[inforoots] 1130 designation

Dan Hopping Hopping at nextretailgroup.com
Mon Oct 30 14:45:58 PST 2006


I was the Midwestern region person who went off East to be trained on 
the 1130 and come back and 'Teach the Teachers' in the Midwest Region.  
At that class we were told that the number designation came from 
multiplying 360 by Pi and dropping the decimal places.  Remember that 
the 360 was a very big deal then and the 360 represented the 360 degrees 
in a compass rose.  The compass rose was the symbol of the 360. 

With the announcement of the 360 there was manual for machine 
designations for the 360 family that was different than the 7000 series 
machines.  The 3 designated the third generation, the second digit was 
the type of machine and the last two were the machine within the type.  
This designation even included the 3650 Point of Sale system that was 
announced in 1973 and all of it's follow on products until the end of 
the 70s.  I was involved with the retail products in the 70s and had a 
copy of that naming policy manual since we had to strictly adhere to it.

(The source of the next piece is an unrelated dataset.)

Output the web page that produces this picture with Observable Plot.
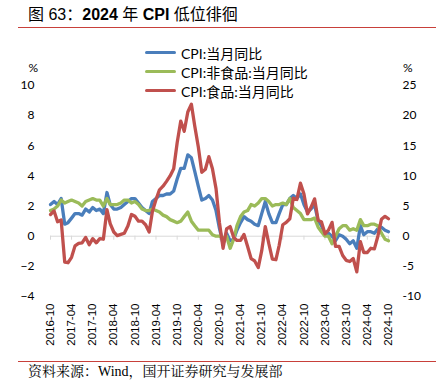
<!DOCTYPE html>
<html><head><meta charset="utf-8">
<script src="https://cdn.jsdelivr.net/npm/d3@7"></script>
<script src="https://cdn.jsdelivr.net/npm/@observablehq/plot@0.6"></script>
<style>
body{margin:0;width:436px;height:383px;position:relative;background:#fff;overflow:hidden;font-family:"Liberation Sans","Noto Sans CJK SC",sans-serif;}
#title{position:absolute;left:28px;top:5px;font-size:16px;line-height:20px;color:#000;white-space:nowrap;}
#title b{font-weight:bold;}
.rule{position:absolute;left:18px;width:418px;height:1px;background:#c8403a;}
#chart{position:absolute;left:0;top:30px;}
#legend{position:absolute;left:145px;top:43px;}
.row{position:absolute;left:0;height:19px;display:flex;align-items:center;white-space:nowrap;font-family:Lato,"Noto Sans CJK SC",sans-serif;font-size:14px;color:#000;}
.sw{display:inline-block;width:31px;height:3.5px;border-radius:2px;margin-right:5px;}
#caption{position:absolute;left:28px;top:363px;font-size:14px;line-height:17px;font-family:"Liberation Serif","Noto Serif CJK SC","Noto Sans CJK SC",serif;color:#000;white-space:nowrap;}
</style></head>
<body>
<div id="title">图 63：<b>2024</b> 年 <b>CPI</b> 低位徘徊</div>
<div class="rule" style="top:27px"></div>
<div id="chart"></div>
<div id="legend"></div>
<div class="rule" style="top:361px"></div>
<div id="caption">资料来源：Wind，国开证券研究与发展部</div>
<script>
const startMonth = "2016-10";
const seriesNames = ["CPI:当月同比", "CPI:非食品:当月同比", "CPI:食品:当月同比"];
const seriesColors = ["#4a7ebb", "#9bbb59", "#c0504d"];
// CPI headline yoy, 2016-10 .. 2024-10
const cpi = [
  2.1, 2.3, 2.1,
  2.5, 0.8, 0.9, 1.2, 1.5, 1.5, 1.4, 1.8, 1.6, 1.9, 1.7, 1.8,
  1.5, 2.9, 2.1, 1.8, 1.8, 1.9, 2.1, 2.3, 2.5, 2.5, 2.2, 1.9,
  1.7, 1.5, 2.3, 2.5, 2.7, 2.7, 2.8, 2.8, 3.0, 3.8, 4.5, 4.5,
  5.4, 5.2, 4.3, 3.3, 2.4, 2.5, 2.7, 2.4, 1.7, 0.5, -0.5, 0.2,
  -0.3, -0.2, 0.4, 0.9, 1.3, 1.1, 1.0, 0.8, 0.7, 1.5, 2.3, 1.5,
  0.9, 0.9, 1.5, 2.1, 2.1, 2.5, 2.7, 2.5, 2.8, 2.1, 1.6, 1.8,
  2.1, 1.0, 0.7, 0.1, 0.2, 0.0, -0.3, 0.1, 0.0, -0.2, -0.5, -0.3,
  -0.8, 0.7, 0.1, 0.3, 0.3, 0.2, 0.5, 0.6, 0.4, 0.3
];
// CPI non-food yoy (left axis)
const nonFood = [
  1.7, 1.8, 2.0,
  2.4, 2.2, 2.3, 2.4, 2.3, 2.2, 2.0, 2.3, 2.4, 2.5, 2.4, 2.4,
  2.0, 2.5, 2.1, 2.1, 2.1, 2.2, 2.4, 2.4, 2.2, 2.3, 2.1, 1.8,
  1.7, 1.7, 1.8, 1.7, 1.6, 1.4, 1.3, 1.1, 1.0, 0.9, 1.0, 1.3,
  1.6, 1.0, 0.7, 0.4, 0.4, 0.4, 0.4, 0.1, 0.0, 0.0, -0.1, 0.0,
  -0.8, -0.2, 0.7, 1.3, 1.6, 1.7, 2.1, 2.0, 2.2, 2.5, 2.5, 2.3,
  2.0, 2.1, 2.1, 2.2, 2.1, 2.5, 1.9, 1.7, 1.5, 1.1, 1.1, 1.1,
  1.2, 0.6, 0.3, 0.0, 0.0, -0.5, 0.0, 0.5, 0.7, 0.7, 0.4, 0.5,
  0.4, 1.1, 0.7, 0.7, 0.8, 0.8, 0.7, 0.2, -0.2, -0.3
];
// CPI food yoy (right axis)
const food = [
  3.6, 4.2, 2.4,
  2.7, -4.3, -4.4, -3.5, -1.6, -1.2, -1.1, -0.2, -1.4, -0.4, -1.1, -0.4,
  -0.5, 4.4, 2.1, 0.7, 0.1, 0.3, 0.5, 1.7, 3.6, 3.3, 2.5, 2.5,
  1.9, 0.7, 4.1, 6.1, 7.7, 8.3, 9.1, 10.0, 11.2, 15.5, 19.1, 17.4,
  20.6, 21.9, 18.3, 14.8, 10.6, 11.1, 13.2, 11.2, 7.9, 2.2, -2.0, 1.2,
  1.6, -0.2, -0.7, -0.7, 0.3, -1.7, -3.7, -4.1, -5.2, -2.4, 1.6, -1.2,
  -3.8, -3.9, -1.5, 1.9, 2.3, 2.9, 6.3, 6.1, 8.8, 7.0, 3.7, 4.8,
  6.2, 2.6, 2.4, 0.4, 1.0, 2.3, -1.7, -1.7, -3.2, -4.0, -4.2, -3.7,
  -5.9, -0.9, -2.7, -2.7, -2.0, -2.1, 0.0, 2.8, 3.3, 2.9
];
const xTickLabels = ["2016-10","2017-04","2017-10","2018-04","2018-10","2019-04","2019-10","2020-04","2020-10","2021-04","2021-10","2022-04","2022-10","2023-04","2023-10","2024-04","2024-10"];
const leftTicks = [-4, -2, 0, 2, 4, 6, 8, 10];
const rightFactor = 2.5; // right axis = left axis * 2.5

const parse = d3.utcParse("%Y-%m");
const t0 = parse(startMonth);
const rows = cpi.map((v, i) => ({
  date: d3.utcMonth.offset(t0, i),
  cpi: v, nonFood: nonFood[i], food: food[i]
}));
const xTicks = xTickLabels.map(parse);
const lastDate = rows[rows.length - 1].date;

const axisFont = {fontFamily: "Lato, 'Liberation Sans', sans-serif", fontSize: 12};

const chart = Plot.plot({
  width: 436, height: 330,
  marginLeft: 50, marginRight: 48, marginTop: 55, marginBottom: 64,
  style: {fontFamily: "'Liberation Sans', sans-serif", background: "transparent", color: "#000"},
  x: {type: "utc", domain: [t0, lastDate]},
  y: {domain: [-4, 10]},
  marks: [
    Plot.ruleY([0], {stroke: "#d9d9d9", strokeWidth: 1}),
    Plot.ruleX(xTicks, {y1: 0, y2: 0, insetBottom: -4, stroke: "#d9d9d9", strokeWidth: 1}),
    Plot.line(rows, {x: "date", y: "cpi", stroke: seriesColors[0], strokeWidth: 3.3, strokeLinejoin: "round", strokeLinecap: "round"}),
    Plot.line(rows, {x: "date", y: "nonFood", stroke: seriesColors[1], strokeWidth: 3.3, strokeLinejoin: "round", strokeLinecap: "round"}),
    Plot.line(rows, {x: "date", y: d => d.food / rightFactor, stroke: seriesColors[2], strokeWidth: 3.3, strokeLinejoin: "round", strokeLinecap: "round"}),
    Plot.axisY(leftTicks, {anchor: "left", tickSize: 0, tickPadding: 16, label: null, ...axisFont}),
    Plot.axisY(leftTicks, {anchor: "right", tickSize: 0, tickPadding: 14, label: null, tickFormat: d => String(Math.round(d * rightFactor)), ...axisFont}),
    Plot.axisX(xTicks, {anchor: "bottom", tickSize: 0, tickPadding: 7, tickRotate: -90, label: null, tickFormat: d3.utcFormat("%Y-%m"), fontSize: 11.5, fontFamily: "'Liberation Sans', sans-serif"}),
    Plot.text(["%"], {frameAnchor: "top-left", dx: -22, dy: -22, ...axisFont}),
    Plot.text(["%"], {frameAnchor: "top-right", dx: 24, dy: -22, ...axisFont})
  ]
});
document.getElementById("chart").appendChild(chart);

const legend = document.getElementById("legend");
seriesNames.forEach((name, i) => {
  const r = document.createElement("div");
  r.className = "row";
  r.style.top = (i * 19) + "px";
  const sw = document.createElement("span");
  sw.className = "sw";
  sw.style.background = seriesColors[i];
  r.appendChild(sw);
  r.appendChild(document.createTextNode(name));
  legend.appendChild(r);
});
</script>
</body></html>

The 1130 was meant to be a scientific machine for a department or 
scientist and it was not the same internal coding that was in the 360 so 
it did not have the 360 naming designation.  Because it was a scientific 
machine, I was told, it was Pi times 360 without the decimal points.  I 
believe that was even in the introduction manual in the original 
announcement material.

To me that machine was the PC of it's day.  I was lucky enough to sell 
and install a number of them in the Midwest.  I do not, however have 
found memories of writing assembler code where I/O was performed 
character by character with a conversion routine.  I remember a long 
night helping a near hostile customer write code in assembler. 

There were an awful lot of neat programs written for the 1130 and shared 
through  the University network.  Especially the UCLA Math routines.  I 
had a customer who took rainfall measurements from the Ohio river basin 
and put them into a contour mapping program that would estimate the Ohio 
river flood levels hour by hour.

Now, my Palm Pilot is more powerful and has more software.

It was a really neat machine though.